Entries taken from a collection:
==================================================

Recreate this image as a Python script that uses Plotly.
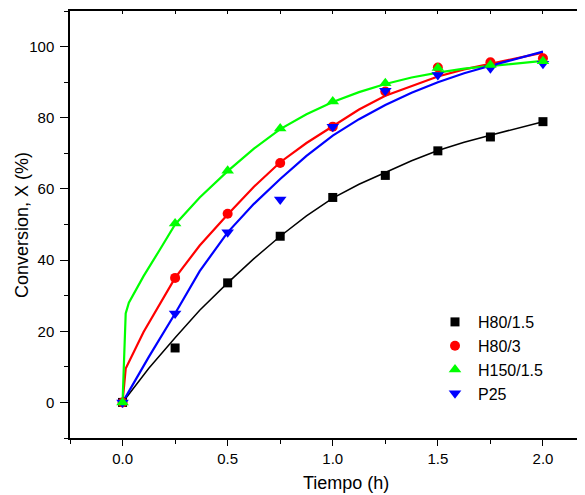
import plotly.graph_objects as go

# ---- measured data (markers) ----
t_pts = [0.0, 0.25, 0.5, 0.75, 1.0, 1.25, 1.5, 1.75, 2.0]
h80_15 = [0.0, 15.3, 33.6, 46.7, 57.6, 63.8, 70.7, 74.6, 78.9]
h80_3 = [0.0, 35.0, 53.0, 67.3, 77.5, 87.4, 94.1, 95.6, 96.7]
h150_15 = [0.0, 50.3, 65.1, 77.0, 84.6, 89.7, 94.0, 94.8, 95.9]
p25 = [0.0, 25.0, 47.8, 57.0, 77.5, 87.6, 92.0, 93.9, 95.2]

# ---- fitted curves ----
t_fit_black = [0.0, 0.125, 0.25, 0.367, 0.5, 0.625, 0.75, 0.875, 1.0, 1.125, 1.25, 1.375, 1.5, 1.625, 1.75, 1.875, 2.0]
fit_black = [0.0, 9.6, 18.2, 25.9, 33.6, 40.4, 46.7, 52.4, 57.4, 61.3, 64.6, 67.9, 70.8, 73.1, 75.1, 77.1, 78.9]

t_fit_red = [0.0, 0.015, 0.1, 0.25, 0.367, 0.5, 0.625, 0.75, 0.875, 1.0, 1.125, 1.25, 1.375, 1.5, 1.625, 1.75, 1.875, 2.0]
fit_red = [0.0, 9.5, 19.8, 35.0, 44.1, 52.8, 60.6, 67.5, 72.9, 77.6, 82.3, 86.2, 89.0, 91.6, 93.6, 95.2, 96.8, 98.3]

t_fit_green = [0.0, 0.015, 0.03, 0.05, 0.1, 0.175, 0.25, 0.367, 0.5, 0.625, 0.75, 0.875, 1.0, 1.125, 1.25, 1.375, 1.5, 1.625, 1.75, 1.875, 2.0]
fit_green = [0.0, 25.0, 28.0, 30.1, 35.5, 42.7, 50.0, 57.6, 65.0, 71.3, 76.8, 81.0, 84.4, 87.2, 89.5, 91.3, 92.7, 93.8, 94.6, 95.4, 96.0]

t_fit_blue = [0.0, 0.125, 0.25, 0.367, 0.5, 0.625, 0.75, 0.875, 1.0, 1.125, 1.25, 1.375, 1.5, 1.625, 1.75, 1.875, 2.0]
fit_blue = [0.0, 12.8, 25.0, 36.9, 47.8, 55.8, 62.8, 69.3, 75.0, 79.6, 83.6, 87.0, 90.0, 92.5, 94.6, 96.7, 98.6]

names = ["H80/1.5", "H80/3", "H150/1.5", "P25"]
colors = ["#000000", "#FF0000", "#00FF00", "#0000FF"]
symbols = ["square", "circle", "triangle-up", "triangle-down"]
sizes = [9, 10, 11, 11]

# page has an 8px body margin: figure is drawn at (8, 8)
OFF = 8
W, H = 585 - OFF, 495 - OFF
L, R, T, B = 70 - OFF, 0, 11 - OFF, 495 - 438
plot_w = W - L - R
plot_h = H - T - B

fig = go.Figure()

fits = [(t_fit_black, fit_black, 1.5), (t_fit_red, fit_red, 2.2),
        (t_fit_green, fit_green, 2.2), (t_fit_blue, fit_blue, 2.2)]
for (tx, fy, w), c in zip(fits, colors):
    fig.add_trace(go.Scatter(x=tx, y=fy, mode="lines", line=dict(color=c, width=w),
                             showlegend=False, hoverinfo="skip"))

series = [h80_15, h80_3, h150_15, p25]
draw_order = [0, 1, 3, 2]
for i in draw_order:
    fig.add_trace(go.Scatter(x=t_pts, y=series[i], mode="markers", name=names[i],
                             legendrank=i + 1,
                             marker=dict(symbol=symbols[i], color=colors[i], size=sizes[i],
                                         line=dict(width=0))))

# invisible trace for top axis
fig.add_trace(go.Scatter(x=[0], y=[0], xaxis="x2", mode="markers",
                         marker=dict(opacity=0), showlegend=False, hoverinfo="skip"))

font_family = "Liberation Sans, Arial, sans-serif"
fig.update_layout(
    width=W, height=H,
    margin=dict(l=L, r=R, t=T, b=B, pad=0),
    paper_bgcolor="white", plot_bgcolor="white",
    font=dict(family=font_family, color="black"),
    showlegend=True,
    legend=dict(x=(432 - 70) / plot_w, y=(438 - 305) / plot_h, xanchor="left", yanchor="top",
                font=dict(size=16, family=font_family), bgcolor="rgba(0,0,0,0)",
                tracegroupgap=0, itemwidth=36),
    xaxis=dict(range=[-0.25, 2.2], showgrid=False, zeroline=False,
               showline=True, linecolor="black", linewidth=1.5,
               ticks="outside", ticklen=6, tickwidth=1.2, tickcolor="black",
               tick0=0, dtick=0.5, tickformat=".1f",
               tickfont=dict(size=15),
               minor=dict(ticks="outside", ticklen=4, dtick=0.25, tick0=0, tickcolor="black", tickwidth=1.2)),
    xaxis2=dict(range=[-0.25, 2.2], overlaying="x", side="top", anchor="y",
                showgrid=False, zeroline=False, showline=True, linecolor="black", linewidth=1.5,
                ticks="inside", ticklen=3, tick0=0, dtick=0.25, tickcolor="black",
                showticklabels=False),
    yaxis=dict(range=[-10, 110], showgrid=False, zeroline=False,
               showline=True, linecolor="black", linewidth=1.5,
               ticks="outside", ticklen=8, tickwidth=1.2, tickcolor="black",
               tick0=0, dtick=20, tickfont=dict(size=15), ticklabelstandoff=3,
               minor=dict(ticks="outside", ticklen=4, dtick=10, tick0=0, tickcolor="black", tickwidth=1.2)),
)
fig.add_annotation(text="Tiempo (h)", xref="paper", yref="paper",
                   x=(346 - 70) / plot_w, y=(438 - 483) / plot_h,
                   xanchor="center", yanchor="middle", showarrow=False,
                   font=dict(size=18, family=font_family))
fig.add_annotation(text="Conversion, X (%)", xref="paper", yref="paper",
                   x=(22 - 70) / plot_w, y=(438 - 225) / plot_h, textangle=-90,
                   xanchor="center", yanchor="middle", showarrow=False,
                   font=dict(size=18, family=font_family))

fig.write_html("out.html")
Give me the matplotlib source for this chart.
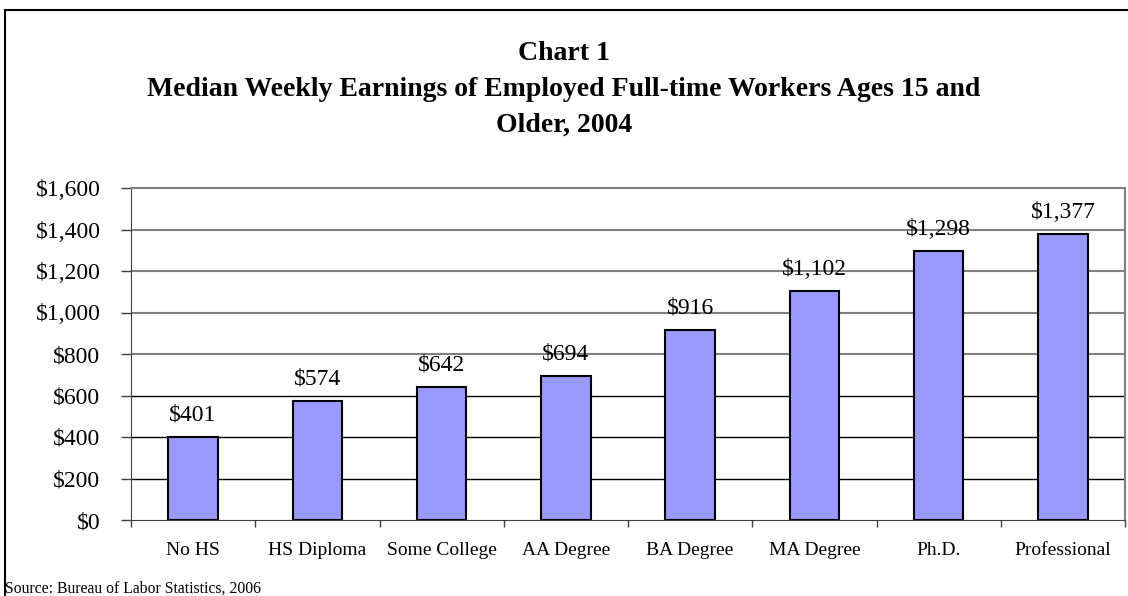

==================================================

From the data above, copy each line where the string "this" appears.

Recreate this image as a Python script that uses Plotly.
Give me the matplotlib source for this chart.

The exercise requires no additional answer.